YOUR TASK:
Copy out each line of the material in which the word "chart" appears.

PROVIDED DATA:
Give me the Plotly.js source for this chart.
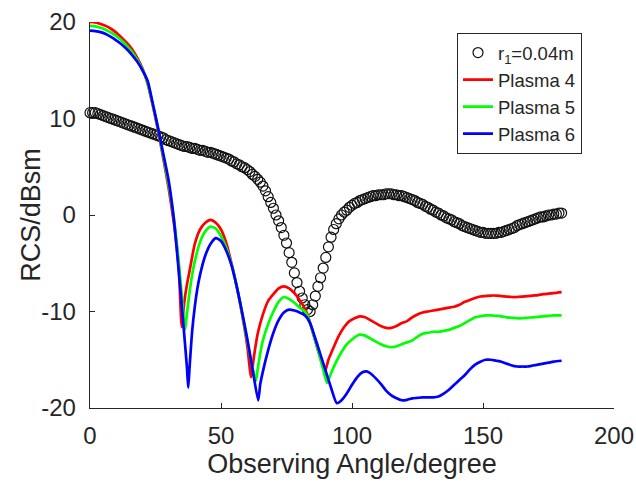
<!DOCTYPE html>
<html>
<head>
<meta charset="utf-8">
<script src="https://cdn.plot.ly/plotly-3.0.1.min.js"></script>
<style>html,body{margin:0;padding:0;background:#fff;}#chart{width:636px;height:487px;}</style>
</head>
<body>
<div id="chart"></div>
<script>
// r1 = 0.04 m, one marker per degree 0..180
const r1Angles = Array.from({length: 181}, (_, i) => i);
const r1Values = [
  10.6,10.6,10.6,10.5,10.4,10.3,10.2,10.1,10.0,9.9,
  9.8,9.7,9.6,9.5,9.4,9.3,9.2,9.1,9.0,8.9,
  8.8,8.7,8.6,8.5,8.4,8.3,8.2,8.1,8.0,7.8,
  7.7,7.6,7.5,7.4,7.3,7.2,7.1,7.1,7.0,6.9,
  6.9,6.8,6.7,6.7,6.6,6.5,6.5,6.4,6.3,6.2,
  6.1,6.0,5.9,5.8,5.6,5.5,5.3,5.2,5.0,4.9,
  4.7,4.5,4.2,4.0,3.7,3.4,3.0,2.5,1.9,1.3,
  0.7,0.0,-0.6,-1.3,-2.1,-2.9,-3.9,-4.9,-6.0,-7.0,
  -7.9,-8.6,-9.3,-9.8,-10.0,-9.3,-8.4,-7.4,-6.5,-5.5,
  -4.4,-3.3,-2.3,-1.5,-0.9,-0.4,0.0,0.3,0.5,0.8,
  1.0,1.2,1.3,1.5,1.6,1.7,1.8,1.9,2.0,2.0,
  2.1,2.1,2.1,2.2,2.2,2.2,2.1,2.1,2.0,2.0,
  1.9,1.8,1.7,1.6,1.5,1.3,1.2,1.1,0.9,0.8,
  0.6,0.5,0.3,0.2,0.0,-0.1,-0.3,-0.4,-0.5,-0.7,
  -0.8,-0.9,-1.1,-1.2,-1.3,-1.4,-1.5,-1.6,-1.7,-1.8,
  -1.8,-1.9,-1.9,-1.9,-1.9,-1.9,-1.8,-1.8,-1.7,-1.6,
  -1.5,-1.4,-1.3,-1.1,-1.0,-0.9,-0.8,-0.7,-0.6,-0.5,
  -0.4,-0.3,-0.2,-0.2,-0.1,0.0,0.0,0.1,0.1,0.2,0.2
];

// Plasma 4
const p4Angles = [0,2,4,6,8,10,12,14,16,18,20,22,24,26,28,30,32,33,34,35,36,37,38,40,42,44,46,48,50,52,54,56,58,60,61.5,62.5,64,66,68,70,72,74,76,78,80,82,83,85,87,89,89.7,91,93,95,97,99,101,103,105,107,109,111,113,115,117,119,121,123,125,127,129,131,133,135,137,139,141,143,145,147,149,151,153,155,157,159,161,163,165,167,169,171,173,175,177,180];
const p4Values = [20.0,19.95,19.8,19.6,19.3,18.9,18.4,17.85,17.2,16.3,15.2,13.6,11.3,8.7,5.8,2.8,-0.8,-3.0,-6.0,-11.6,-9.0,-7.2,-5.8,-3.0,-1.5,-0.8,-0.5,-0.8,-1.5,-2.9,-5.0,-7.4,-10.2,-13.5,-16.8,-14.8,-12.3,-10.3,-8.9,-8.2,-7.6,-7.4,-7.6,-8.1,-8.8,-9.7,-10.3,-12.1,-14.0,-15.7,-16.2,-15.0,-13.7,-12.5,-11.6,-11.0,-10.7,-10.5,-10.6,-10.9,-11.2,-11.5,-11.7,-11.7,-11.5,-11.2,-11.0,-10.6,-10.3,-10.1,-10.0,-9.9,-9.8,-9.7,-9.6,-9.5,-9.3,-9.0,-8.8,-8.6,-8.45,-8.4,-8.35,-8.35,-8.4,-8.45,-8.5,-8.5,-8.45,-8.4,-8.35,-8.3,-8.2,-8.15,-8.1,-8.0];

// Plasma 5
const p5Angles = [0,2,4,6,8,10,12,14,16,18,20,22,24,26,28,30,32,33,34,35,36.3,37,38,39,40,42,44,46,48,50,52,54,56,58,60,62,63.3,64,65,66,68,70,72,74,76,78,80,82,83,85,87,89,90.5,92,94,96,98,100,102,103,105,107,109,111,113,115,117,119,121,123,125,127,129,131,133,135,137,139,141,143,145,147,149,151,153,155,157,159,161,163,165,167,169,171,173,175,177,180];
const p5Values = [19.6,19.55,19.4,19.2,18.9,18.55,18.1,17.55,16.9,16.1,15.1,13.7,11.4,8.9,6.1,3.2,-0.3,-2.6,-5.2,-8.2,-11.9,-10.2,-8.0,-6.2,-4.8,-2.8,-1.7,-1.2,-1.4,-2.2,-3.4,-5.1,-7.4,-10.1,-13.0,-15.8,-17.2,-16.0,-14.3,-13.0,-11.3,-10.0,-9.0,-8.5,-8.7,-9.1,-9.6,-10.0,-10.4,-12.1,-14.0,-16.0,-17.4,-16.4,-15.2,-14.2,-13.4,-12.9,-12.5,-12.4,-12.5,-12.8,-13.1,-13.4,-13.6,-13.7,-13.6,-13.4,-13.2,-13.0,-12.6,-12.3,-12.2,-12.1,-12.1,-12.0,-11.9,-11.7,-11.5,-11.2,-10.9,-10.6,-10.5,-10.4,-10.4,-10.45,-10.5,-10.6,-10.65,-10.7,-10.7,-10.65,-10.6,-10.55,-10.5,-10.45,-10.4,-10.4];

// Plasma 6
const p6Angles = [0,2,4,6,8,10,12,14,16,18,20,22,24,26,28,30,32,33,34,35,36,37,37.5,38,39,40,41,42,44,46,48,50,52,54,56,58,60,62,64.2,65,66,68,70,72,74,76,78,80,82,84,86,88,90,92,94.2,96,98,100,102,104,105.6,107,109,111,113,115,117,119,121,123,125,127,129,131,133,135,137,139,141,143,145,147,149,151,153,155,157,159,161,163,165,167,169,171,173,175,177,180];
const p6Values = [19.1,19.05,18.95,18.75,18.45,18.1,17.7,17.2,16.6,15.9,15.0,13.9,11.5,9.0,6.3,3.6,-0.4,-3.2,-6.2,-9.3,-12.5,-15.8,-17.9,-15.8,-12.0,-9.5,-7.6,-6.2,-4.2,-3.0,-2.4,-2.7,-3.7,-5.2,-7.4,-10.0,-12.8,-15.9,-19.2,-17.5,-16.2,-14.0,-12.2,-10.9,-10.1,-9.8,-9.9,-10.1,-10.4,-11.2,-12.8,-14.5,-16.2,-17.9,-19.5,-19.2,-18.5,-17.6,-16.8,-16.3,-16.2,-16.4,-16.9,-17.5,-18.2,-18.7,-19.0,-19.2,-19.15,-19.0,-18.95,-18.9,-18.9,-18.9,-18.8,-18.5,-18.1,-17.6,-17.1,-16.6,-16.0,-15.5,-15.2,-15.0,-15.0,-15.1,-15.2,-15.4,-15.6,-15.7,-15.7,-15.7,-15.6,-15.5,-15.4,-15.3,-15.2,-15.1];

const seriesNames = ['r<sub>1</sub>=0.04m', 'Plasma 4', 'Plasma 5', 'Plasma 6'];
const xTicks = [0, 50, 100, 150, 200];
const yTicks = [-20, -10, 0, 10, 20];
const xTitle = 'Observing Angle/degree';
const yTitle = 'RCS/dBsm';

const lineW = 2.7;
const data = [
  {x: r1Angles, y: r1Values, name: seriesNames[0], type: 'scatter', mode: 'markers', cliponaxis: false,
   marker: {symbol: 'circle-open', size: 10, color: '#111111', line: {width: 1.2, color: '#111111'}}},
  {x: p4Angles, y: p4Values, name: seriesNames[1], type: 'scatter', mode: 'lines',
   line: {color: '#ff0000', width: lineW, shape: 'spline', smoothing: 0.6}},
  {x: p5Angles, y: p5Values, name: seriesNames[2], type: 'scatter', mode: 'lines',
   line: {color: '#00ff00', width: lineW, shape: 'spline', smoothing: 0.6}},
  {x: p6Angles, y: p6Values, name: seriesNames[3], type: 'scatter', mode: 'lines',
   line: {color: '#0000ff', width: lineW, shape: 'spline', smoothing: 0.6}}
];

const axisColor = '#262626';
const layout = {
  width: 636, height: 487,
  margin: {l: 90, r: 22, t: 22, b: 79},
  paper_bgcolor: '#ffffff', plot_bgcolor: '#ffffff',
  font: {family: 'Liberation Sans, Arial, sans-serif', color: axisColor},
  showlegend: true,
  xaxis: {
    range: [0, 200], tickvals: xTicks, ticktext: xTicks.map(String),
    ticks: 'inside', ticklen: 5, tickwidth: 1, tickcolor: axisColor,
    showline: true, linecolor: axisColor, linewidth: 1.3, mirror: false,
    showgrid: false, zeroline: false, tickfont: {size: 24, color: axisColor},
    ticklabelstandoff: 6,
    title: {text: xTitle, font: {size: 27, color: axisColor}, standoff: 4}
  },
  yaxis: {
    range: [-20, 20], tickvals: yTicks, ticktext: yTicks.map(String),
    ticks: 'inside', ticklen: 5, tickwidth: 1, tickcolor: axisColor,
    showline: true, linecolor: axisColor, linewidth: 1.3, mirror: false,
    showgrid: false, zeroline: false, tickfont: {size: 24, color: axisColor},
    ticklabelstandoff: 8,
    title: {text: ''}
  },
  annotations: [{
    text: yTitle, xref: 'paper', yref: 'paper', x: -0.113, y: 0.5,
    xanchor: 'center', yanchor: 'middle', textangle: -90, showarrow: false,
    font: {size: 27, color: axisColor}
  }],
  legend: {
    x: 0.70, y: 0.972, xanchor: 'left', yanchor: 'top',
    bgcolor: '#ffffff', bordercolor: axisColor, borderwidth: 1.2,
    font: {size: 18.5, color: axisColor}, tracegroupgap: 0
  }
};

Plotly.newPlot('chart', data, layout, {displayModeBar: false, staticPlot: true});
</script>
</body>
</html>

EXPECTED OUTPUT:
Give me the Plotly.js source for this chart.
<style>html,body{margin:0;padding:0;background:#fff;}#chart{width:636px;height:487px;}</style>
<div id="chart"></div>
Plotly.newPlot('chart', data, layout, {displayModeBar: false, staticPlot: true});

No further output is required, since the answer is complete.